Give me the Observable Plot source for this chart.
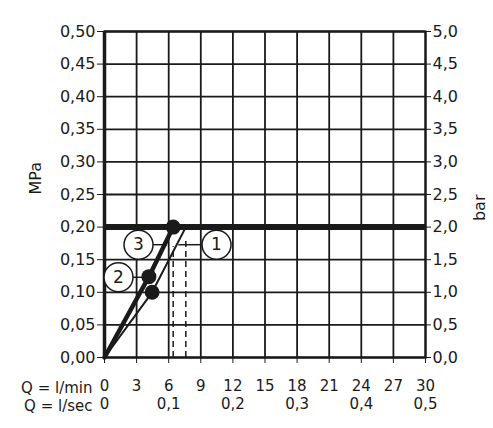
<!DOCTYPE html>
<html>
<head>
<meta charset="utf-8">
<script src="https://cdn.jsdelivr.net/npm/d3@7"></script>
<script src="https://cdn.jsdelivr.net/npm/@observablehq/plot@0.6"></script>
<style>
  html, body { margin: 0; padding: 0; background: #fff; }
  #chart svg { display: block; }
</style>
</head>
<body>
<div id="chart"></div>
<script>
// Flow (l/min) vs pressure (MPa)
const xTicksMin = [0, 3, 6, 9, 12, 15, 18, 21, 24, 27, 30];
const xTicksSec = [0, 6, 12, 18, 24, 30];
const yTicks = [0, 0.05, 0.10, 0.15, 0.20, 0.25, 0.30, 0.35, 0.40, 0.45, 0.50];

// curve 1 (thin)
const curve1 = [[0, 0], [4.45, 0.10], [7.6, 0.20]];
// curves 2/3 (thick)
const curve23 = [[0, 0], [4.15, 0.124], [6.42, 0.20]];
// operating points
const points = [[4.15, 0.124], [6.42, 0.20], [4.45, 0.10]];
// pressure limit
const limitPressure = 0.20;
// dashed drop lines: [flow, top pressure]
const dropLines = [[6.42, 0.17], [7.6, 0.18]];
// callout labels: [label, x, y]
const callouts = [["3", 3.18, 0.173], ["1", 10.47, 0.173], ["2", 1.31, 0.123]];
// leader lines: [x1, x2, y]
const leaders = [[4.6, 5.9, 0.173], [6.95, 9.1, 0.173], [2.6, 4.15, 0.123]];

const comma = s => s.replace(".", ",");
const font = "DejaVu Sans";

const chart = Plot.plot({
  width: 493,
  height: 428,
  marginLeft: 104,
  marginRight: 68,
  marginTop: 31,
  marginBottom: 71,
  style: {fontFamily: font, fontSize: "16px", color: "#1a1a1a", background: "#fff"},
  x: {domain: [0, 30]},
  y: {domain: [0, 0.5]},
  marks: [
    Plot.gridX(xTicksMin, {stroke: "#1a1a1a", strokeOpacity: 1, strokeWidth: 1.8}),
    Plot.gridY(yTicks, {stroke: "#1a1a1a", strokeOpacity: 1, strokeWidth: 1.8}),
    Plot.frame({stroke: "#1a1a1a", strokeWidth: 2.2}),
    Plot.ruleX([0], {stroke: "#1a1a1a", strokeWidth: 3.5}),
    Plot.axisY({ticks: yTicks, tickSize: 7, tickPadding: 2, tickFormat: d => comma(d.toFixed(2)), label: null}),
    Plot.axisY({anchor: "right", ticks: yTicks, tickSize: 5, tickPadding: 2, tickFormat: d => comma((d * 10).toFixed(1)), label: null}),
    Plot.axisX({ticks: xTicksMin, tickSize: 6, tickPadding: 17, fontSize: 15, tickFormat: d => String(d), label: null}),
    Plot.axisX({ticks: xTicksSec, tickSize: 0, tickPadding: 41, fontSize: 15, tickFormat: d => comma(String(+(d / 60).toFixed(1))), label: null}),
    Plot.text(["Q = l/min"], {x: 0, y: 0, text: d => d, textAnchor: "end", dx: -12, dy: 31, fontSize: 15}),
    Plot.text(["Q = l/sec"], {x: 0, y: 0, text: d => d, textAnchor: "end", dx: -12, dy: 49, fontSize: 15}),
    Plot.text(["MPa"], {frameAnchor: "left", text: d => d, dx: -69, rotate: -90, fontSize: 16}),
    Plot.text(["bar"], {frameAnchor: "right", text: d => d, dx: 54, rotate: -90, fontSize: 16}),
    Plot.ruleY([limitPressure], {stroke: "#1a1a1a", strokeWidth: 6}),
    Plot.ruleX(dropLines, {x: d => d[0], y1: 0, y2: d => d[1], stroke: "#1a1a1a", strokeWidth: 1.5, strokeDasharray: "6,4"}),
    Plot.line(curve1, {x: d => d[0], y: d => d[1], stroke: "#1a1a1a", strokeWidth: 2}),
    Plot.line(curve23, {x: d => d[0], y: d => d[1], stroke: "#1a1a1a", strokeWidth: 4.5}),
    Plot.ruleY(leaders, {x1: d => d[0], x2: d => d[1], y: d => d[2], stroke: "#1a1a1a", strokeWidth: 1.5}),
    Plot.dot(points, {x: d => d[0], y: d => d[1], r: 7.5, fill: "#1a1a1a", stroke: "none"}),
    Plot.dot(callouts, {x: d => d[1], y: d => d[2], r: 14.5, fill: "#fff", stroke: "#1a1a1a", strokeWidth: 1.5}),
    Plot.text(callouts, {x: d => d[1], y: d => d[2], text: d => d[0], fontSize: 17, fill: "#1a1a1a"})
  ]
});
document.getElementById("chart").appendChild(chart);
</script>
</body>
</html>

### Task objective
Skip every picture and return the lines above from the top through the one that contains "[2.6, 4.15, 0.123]];".

### Full output
Give me the Observable Plot source for this chart.
<!DOCTYPE html>
<html>
<head>
<meta charset="utf-8">
<script src="https://cdn.jsdelivr.net/npm/d3@7"></script>
<script src="https://cdn.jsdelivr.net/npm/@observablehq/plot@0.6"></script>
<style>
  html, body { margin: 0; padding: 0; background: #fff; }
  #chart svg { display: block; }
</style>
</head>
<body>
<div id="chart"></div>
<script>
// Flow (l/min) vs pressure (MPa)
const xTicksMin = [0, 3, 6, 9, 12, 15, 18, 21, 24, 27, 30];
const xTicksSec = [0, 6, 12, 18, 24, 30];
const yTicks = [0, 0.05, 0.10, 0.15, 0.20, 0.25, 0.30, 0.35, 0.40, 0.45, 0.50];

// curve 1 (thin)
const curve1 = [[0, 0], [4.45, 0.10], [7.6, 0.20]];
// curves 2/3 (thick)
const curve23 = [[0, 0], [4.15, 0.124], [6.42, 0.20]];
// operating points
const points = [[4.15, 0.124], [6.42, 0.20], [4.45, 0.10]];
// pressure limit
const limitPressure = 0.20;
// dashed drop lines: [flow, top pressure]
const dropLines = [[6.42, 0.17], [7.6, 0.18]];
// callout labels: [label, x, y]
const callouts = [["3", 3.18, 0.173], ["1", 10.47, 0.173], ["2", 1.31, 0.123]];
// leader lines: [x1, x2, y]
const leaders = [[4.6, 5.9, 0.173], [6.95, 9.1, 0.173], [2.6, 4.15, 0.123]];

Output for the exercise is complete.